Link Search Menu Expand Document

SQLFlow Command-line Support Model Zoo Commands

Background

As described in model zoo design doc, developers can write their own models and publish them to the Model Zoo which is a service dedicated to manage model definitions and models. Model Zoo is designed in server-client mode. Multi developers can access the same Model Zoo server through their own clients. sqlflow is a command-line tool currently used to access SQLFlow server. We plan to extend the functionalities of this tool and make it the client of Model Zoo server.

Overall Design

From the user’s perspective, the command can be divided into categories like access SQLFlow server and operate the Model Zoo. So, we can take a classic sub-command format like below, which is written in docopt syntax:

SQLFlow Command-line Tool.

Usage:
    sqlflow [options] run [-d <data_source> -e <program> -f <file>]
    sqlflow [options] release repo [--force] <model_dir> <name_version>
    sqlflow [options] release model [--force] <model> <version>
    sqlflow [options] delete repo <name_version>
    sqlflow [options] delete model <model> <version>
    sqlflow [options] list repo
    sqlflow [options] list model

Options:
    -v, --version                   print the version and exit
    -h, --help                      print this screen
    -c, --cert-file=<file>          cert file to connect SQLFlow or Model Zoo server
    --env-file=<file>               config file in KEY=VAL format
    -s, --sqlflow-server=<addr>     SQLFlow server address and port
    -m, --model-zoo-server=<addr>   Model Zoo server address and port
    -u, --user=<user>               Model Zoo user account
    -p, --password=<password>       Model Zoo user password

Run Options:
    -d, --data-source=<data_source>   data source to operate
    -e, --execute=<program>           execute given program
    -f, --file=<file>                 execute program in file

Release Options:
    --force                  force overwrite existing model

Implementation

Command-line Parsing

As the command-line is written in docopt, it can be parsed by existing parsers like docopt.go.

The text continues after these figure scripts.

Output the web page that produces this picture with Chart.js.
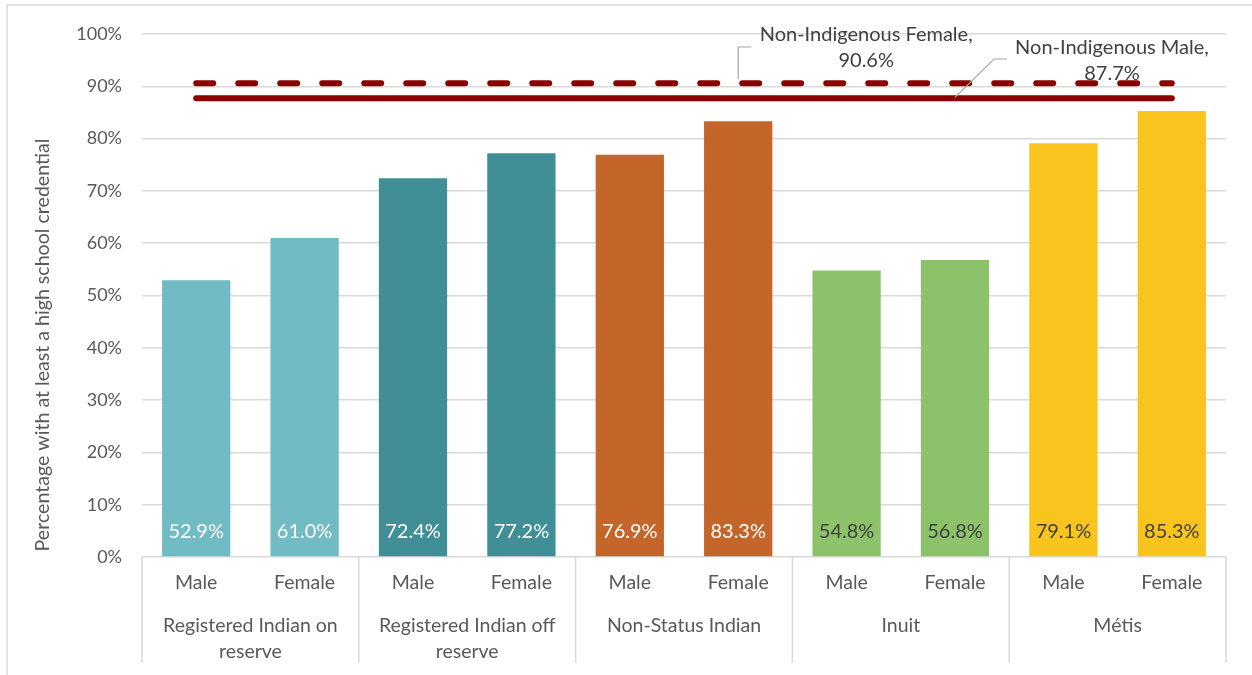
<!DOCTYPE html>
<html><head><meta charset="utf-8">
<script src="https://cdn.jsdelivr.net/npm/chart.js@4.4.1/dist/chart.umd.min.js"></script>
<style>html,body{margin:0;padding:0;background:#fff}#wrap{width:1252px;height:675px;position:relative}canvas{display:block}</style>
</head><body><div id="wrap"><canvas id="c" width="1252" height="675"></canvas></div>
<script>
// ---- data ----
const groups = [["Registered Indian on","reserve"],["Registered Indian off","reserve"],["Non-Status Indian"],["Inuit"],["Métis"]];
const sexes = ["Male","Female"];
const categories = ["RIon-M","RIon-F","RIoff-M","RIoff-F","NSI-M","NSI-F","Inuit-M","Inuit-F","Metis-M","Metis-F"];
const values = [52.9,61.0,72.4,77.2,76.9,83.3,54.8,56.8,79.1,85.3];
const barColors = ["#70BBC4","#70BBC4","#408F96","#408F96","#C4652A","#C4652A","#8CC269","#8CC269","#FAC41F","#FAC41F"];
const labelColors = ["#FFFFFF","#FFFFFF","#FFFFFF","#FFFFFF","#FFFFFF","#FFFFFF","#404040","#404040","#404040","#404040"];
const nonIndFemale = 90.6;
const nonIndMale = 87.7;
const femaleLabel = ["Non-Indigenous Female,", "90.6%"];
const maleLabel = ["Non-Indigenous Male,", "87.7%"];
const yTitle = "Percentage with at least a high school credential";

const FONT = "Lato, 'Noto Sans', sans-serif";
const TXT = "#595959";

const deco = {
  id: 'deco',
  beforeDraw(chart) {
    const ctx = chart.ctx;
    ctx.save();
    ctx.strokeStyle = '#D9D9D9';
    ctx.lineWidth = 1.5;
    ctx.beginPath();
    ctx.moveTo(7, 675); ctx.lineTo(7, 5); ctx.lineTo(1252, 5);
    ctx.stroke();
    ctx.restore();
  },
  afterDatasetsDraw(chart) {
    const ctx = chart.ctx;
    const xs = chart.scales.x, ys = chart.scales.y;
    const area = chart.chartArea;
    ctx.save();
    // bar value labels
    const bm = chart.getDatasetMeta(0);
    ctx.font = "20px " + FONT;
    ctx.textAlign = 'center';
    ctx.textBaseline = 'middle';
    bm.data.forEach((el, i) => {
      ctx.fillStyle = labelColors[i];
      ctx.fillText(values[i].toFixed(1) + '%', el.x, ys.getPixelForValue(0) - 25);
    });
    // category axis
    ctx.strokeStyle = '#D9D9D9';
    ctx.lineWidth = 1.5;
    const bounds = [area.left];
    for (let g = 1; g < groups.length; g++) {
      bounds.push((xs.getPixelForValue(2*g-1) + xs.getPixelForValue(2*g)) / 2);
    }
    bounds.push(area.right);
    bounds.forEach(b => {
      ctx.beginPath(); ctx.moveTo(b, area.bottom); ctx.lineTo(b, area.bottom + 106); ctx.stroke();
    });
    ctx.fillStyle = TXT;
    ctx.font = "19.5px " + FONT;
    categories.forEach((c, i) => {
      ctx.fillText(sexes[i % 2], xs.getPixelForValue(i), area.bottom + 26);
    });
    groups.forEach((lines, g) => {
      const cx = (bounds[g] + bounds[g+1]) / 2;
      lines.forEach((t, k) => ctx.fillText(t, cx, area.bottom + 69 + k * 26));
    });
    // y title
    ctx.save();
    ctx.translate(43, 345);
    ctx.rotate(-Math.PI/2);
    ctx.font = "19.6px " + FONT;
    ctx.fillText(yTitle, 0, 0);
    ctx.restore();
    // annotations
    ctx.strokeStyle = '#A6A6A6';
    ctx.lineWidth = 1.2;
    ctx.fillStyle = '#404040';
    ctx.font = "20px " + FONT;
    const fx = xs.getPixelForValue(5), fy = ys.getPixelForValue(nonIndFemale);
    ctx.beginPath(); ctx.moveTo(fx, fy - 4); ctx.lineTo(fx, 47); ctx.lineTo(fx + 13, 47); ctx.stroke();
    femaleLabel.forEach((t, k) => ctx.fillText(t, fx + 128, 35 + k * 26));
    const mx = xs.getPixelForValue(7), my = ys.getPixelForValue(nonIndMale);
    ctx.beginPath(); ctx.moveTo(mx, my - 1); ctx.lineTo(mx + 39, 59); ctx.lineTo(mx + 52, 59); ctx.stroke();
    maleLabel.forEach((t, k) => ctx.fillText(t, mx + 157, 48 + k * 26));
    ctx.restore();
  }
};

new Chart(document.getElementById('c'), {
  data: {
    labels: categories,
    datasets: [
      { type: 'bar', data: values, backgroundColor: barColors, borderWidth: 0,
        barPercentage: 0.63, categoryPercentage: 1, order: 2 },
      { type: 'line', data: [{x: categories[0], y: nonIndFemale}, {x: categories[categories.length - 1], y: nonIndFemale}],
        borderColor: '#8B0000', borderWidth: 6, borderDash: [17, 25], borderCapStyle: 'round',
        pointRadius: 0, order: 1 },
      { type: 'line', data: [{x: categories[0], y: nonIndMale}, {x: categories[categories.length - 1], y: nonIndMale}],
        borderColor: '#8B0000', borderWidth: 6, borderCapStyle: 'round',
        pointRadius: 0, order: 1 }
    ]
  },
  options: {
    responsive: false,
    devicePixelRatio: 1,
    animation: false,
    layout: { padding: { left: 0, right: 26, top: 34, bottom: 118 } },
    plugins: { legend: { display: false }, tooltip: { enabled: false } },
    scales: {
      x: { type: 'category', display: false, grid: { display: false }, ticks: { display: false }, border: { display: false } },
      y: {
        min: 0, max: 100,
        afterFit(s) { s.width = 142; },
        grid: { color: '#D9D9D9', lineWidth: 1.5, drawTicks: false },
        border: { display: false },
        ticks: { stepSize: 10, padding: 20, color: TXT, font: { family: FONT, size: 18 },
          callback: v => v + '%' }
      }
    }
  },
  plugins: [deco]
});
</script>
</body></html>
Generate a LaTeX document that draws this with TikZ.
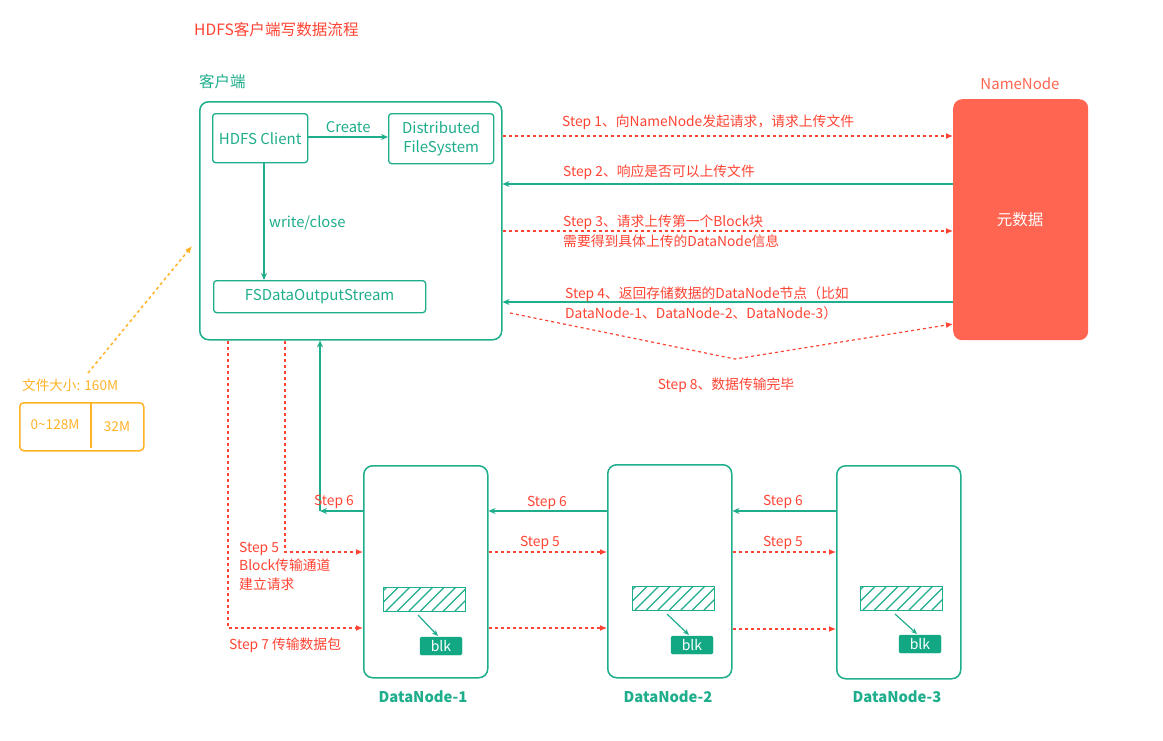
\documentclass[tikz,border=0pt]{standalone}
\usepackage{fontspec}
\setmainfont{Noto Sans CJK SC}
\usetikzlibrary{arrows.meta}
\definecolor{teal1}{HTML}{1FAE8C}
\definecolor{red1}{HTML}{FF4433}
\definecolor{nnred}{HTML}{FF6550}
\definecolor{orng}{HTML}{FFB327}
\definecolor{blkc}{HTML}{12A883}
\tikzset{
  box/.style={draw=teal1, line width=1.3pt, rounded corners=3pt, inner sep=0pt, text=teal1, font=\fontsize{15}{19}\selectfont, align=center},
  bigbox/.style={draw=teal1, line width=1.5pt, rounded corners=9pt, inner sep=0pt},
  tarrow/.style={draw=teal1, line width=1.3pt, -{Stealth[length=7pt,width=6pt]}},
  rarrow/.style={draw=red1, line width=1.2pt, dash pattern=on 3pt off 3pt, -{Latex[length=7pt,width=6pt]}},
  oarrow/.style={draw=orng, line width=1.5pt, dash pattern=on 3pt off 3pt, -{Latex[length=7pt,width=6pt]}},
  ttxt/.style={text=teal1, font=\fontsize{14.8}{17}\selectfont, inner sep=0pt},
  rtxt/.style={text=red1, font=\fontsize{13.8}{20}\selectfont, inner sep=0pt, align=left},
  otxt/.style={text=orng, font=\fontsize{13.6}{16}\selectfont, inner sep=0pt},
  dnlabel/.style={text=teal1, font=\fontsize{14.8}{17}\selectfont\bfseries, inner sep=0pt},
  hatch/.style={draw=teal1, line width=1.4pt, minimum width=82pt, minimum height=24pt, inner sep=0pt},
  blkbox/.style={fill=blkc, draw=blkc, rounded corners=1.5pt, minimum width=42pt, minimum height=18pt, inner sep=0pt, text=white, font=\fontsize{14}{15}\selectfont},
}
\begin{document}
\begin{tikzpicture}[x=1pt,y=-1pt]
\useasboundingbox (0,0) rectangle (1163,740);
\fill[white] (0,0) rectangle (1163,740);

% title
\node[anchor=west, text=red1, font=\fontsize{15.6}{18}\selectfont, inner sep=0pt] (title) at (194,30) {HDFS客户端写数据流程};

% client
\node[anchor=west, ttxt, font=\fontsize{15.5}{18}\selectfont] (clientlbl) at (199,82) {客户端};
\node[bigbox, minimum width=302pt, minimum height=238pt, anchor=north west] (client) at (199,101) {};
\node[box, minimum width=95pt, minimum height=49pt, anchor=north west] (hc) at (212,113) {HDFS Client};
\node[box, minimum width=105pt, minimum height=50pt, anchor=north west] (dfs) at (388,113) {Distributed\\FileSystem};
\node[box, minimum width=212pt, minimum height=32pt, anchor=north west] (fsdos) at (213,280) {FSDataOutputStream};
\draw[tarrow] (hc.east |- 0,137) -- node[above=4pt, ttxt] (createlbl) {Create} (dfs.west |- 0,137);
\draw[tarrow] (hc.south -| 264,0) -- (fsdos.north -| 264,0);
\node[anchor=west, ttxt] (wclbl) at (269,223) {write/close};

% namenode
\node[text=nnred, font=\fontsize{15}{17}\selectfont, inner sep=0pt] (nnlbl) at (1020,84) {NameNode};
\node[fill=nnred, rounded corners=9pt, minimum width=135pt, minimum height=241pt, anchor=north west, inner sep=0pt] (nn) at (953,99) {};
\node[text=white, font=\fontsize{15.5}{17}\selectfont, inner sep=0pt] (meta) at (1020,220) {元数据};

% steps 1-4
\draw[rarrow] (client.east |- 0,136) -- (nn.west |- 0,136);
\node[anchor=west, rtxt] (s1) at (562,122) {Step 1、向NameNode发起请求，请求上传文件};
\draw[tarrow] (nn.west |- 0,184) -- (client.east |- 0,184);
\node[anchor=west, rtxt] (s2) at (563,172) {Step 2、响应是否可以上传文件};
\draw[rarrow] (client.east |- 0,231) -- (nn.west |- 0,231);
\node[anchor=west, rtxt] (s3) at (563,231) {Step 3、请求上传第一个Block块\\需要得到具体上传的DataNode信息};
\draw[tarrow] (nn.west |- 0,302) -- (client.east |- 0,302);
\node[anchor=west, rtxt] (s4) at (565,303) {Step 4、返回存储数据的DataNode节点（比如\\DataNode-1、DataNode-2、DataNode-3）};

% step 8
\coordinate (s8a) at (510,313);
\coordinate (s8m) at (735,359);
\draw[rarrow] (s8a) -- (s8m) -- (nn.west |- 0,324);
\node[rtxt] (s8) at (726,385) {Step 8、数据传输完毕};

% file size
\node[otxt, anchor=west] (fsz) at (22,385) {文件大小: 160M};
\node[draw=orng, line width=1.5pt, rounded corners=4pt, minimum width=124pt, minimum height=48pt, anchor=north west, inner sep=0pt] (fbox) at (19,402) {};
\draw[draw=orng, line width=1.5pt] (fbox.north -| 91,0) -- (91,448);
\node[otxt] (f1) at (55,425) {0\textasciitilde128M};
\node[otxt] (f2) at (117,427) {32M};
\coordinate (oa) at (88,373);
\coordinate (ob) at (192,246);
\draw[oarrow] (oa) -- (ob);

% datanodes
\node[bigbox, minimum width=124pt, minimum height=212pt, anchor=north west] (dn1) at (363,465) {};
\node[bigbox, minimum width=124pt, minimum height=213pt, anchor=north west] (dn2) at (607,464) {};
\node[bigbox, minimum width=124pt, minimum height=213pt, anchor=north west] (dn3) at (836,465) {};
\node[dnlabel] (dn1l) at (423,697) {DataNode-1};
\node[dnlabel] (dn2l) at (668,697) {DataNode-2};
\node[dnlabel] (dn3l) at (897,697) {DataNode-3};

% hatched blocks
\foreach \n/\hx/\hy/\bx/\by in {1/383/587/441/646, 2/632/586/692/645, 3/860/586/920/644}{
  \node[hatch, anchor=north west] (h\n) at (\hx,\hy) {};
  \begin{scope}
    \clip (\hx,\hy) rectangle (\hx+82,\hy+24);
    \foreach \k in {0,...,8}{
      \draw[teal1, line width=1.2pt] (\hx-20+\k*11.5,\hy+24) -- (\hx+4+\k*11.5,\hy);
    }
  \end{scope}
  \node[blkbox] (b\n) at (\bx,\by) {blk};
  \draw[teal1, line width=1.2pt, -{Stealth[length=6pt,width=5pt]}] (\hx+35,\hy+28) -- (\bx-3,\by-10);
}

% step 6
\coordinate (c6) at (320,511);
\draw[tarrow] (dn1.west |- c6) -- (c6);
\draw[tarrow] (c6) -- (client.south -| c6);
\node[rtxt] (s6a) at (334,502) {Step 6};
\draw[tarrow] (dn2.west |- 0,511) -- (dn1.east |- 0,511);
\node[rtxt] (s6b) at (547,503) {Step 6};
\draw[tarrow] (dn3.west |- 0,511) -- (dn2.east |- 0,511);
\node[rtxt] (s6c) at (783,502) {Step 6};

% step 5
\coordinate (c5) at (285,552);
\draw[rarrow] (client.south -| c5) -- (c5) -- (dn1.west |- c5);
\node[rtxt, anchor=west, font=\fontsize{13.8}{18.5}\selectfont] (s5a) at (239,566) {Step 5\\Block传输通道\\建立请求};
\draw[rarrow] (dn1.east |- 0,552) -- (dn2.west |- 0,552);
\node[rtxt] (s5b) at (540,543) {Step 5};
\draw[rarrow] (dn2.east |- 0,552) -- (dn3.west |- 0,552);
\node[rtxt] (s5c) at (783,543) {Step 5};

% step 7
\coordinate (c7) at (228,628);
\draw[rarrow] (client.south -| c7) -- (c7) -- (dn1.west |- c7);
\node[rtxt, anchor=west] (s7) at (229,645) {Step 7 传输数据包};
\draw[rarrow] (dn1.east |- 0,628) -- (dn2.west |- 0,628);
\draw[rarrow] (dn2.east |- 0,629) -- (dn3.west |- 0,629);
\end{tikzpicture}
\end{document}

After that, we can easily get all the sub commands and their params in the command line.

Model Uploading

For model definitions, we can simply tar the whole directory and upload them through the gRPC interface. For models, there already exists some code to export the model from database to file system. We can upload them after the exporting.

Model and Repo Listing

SQLFlow command-line tool support listing released repos/models. By default, users can only list the repos/models released by himself. So, we need to add authentication info in the listing requests. We added --user and the --password options to handle this. As there may be a lot of models and repos, the implementation will pull the list for multiple times, each time for just a small number of results.

Action Plan

We will implement the core logic of the command-line, which is the uploading and deleting of objects in the Model Zoo. SQLFlow command-line tool may need some authentication process for further operation. This may be implemented by username/password or by certification file. Also, some of the params in the command-line can be written into env file, we postpone the implementation of these features.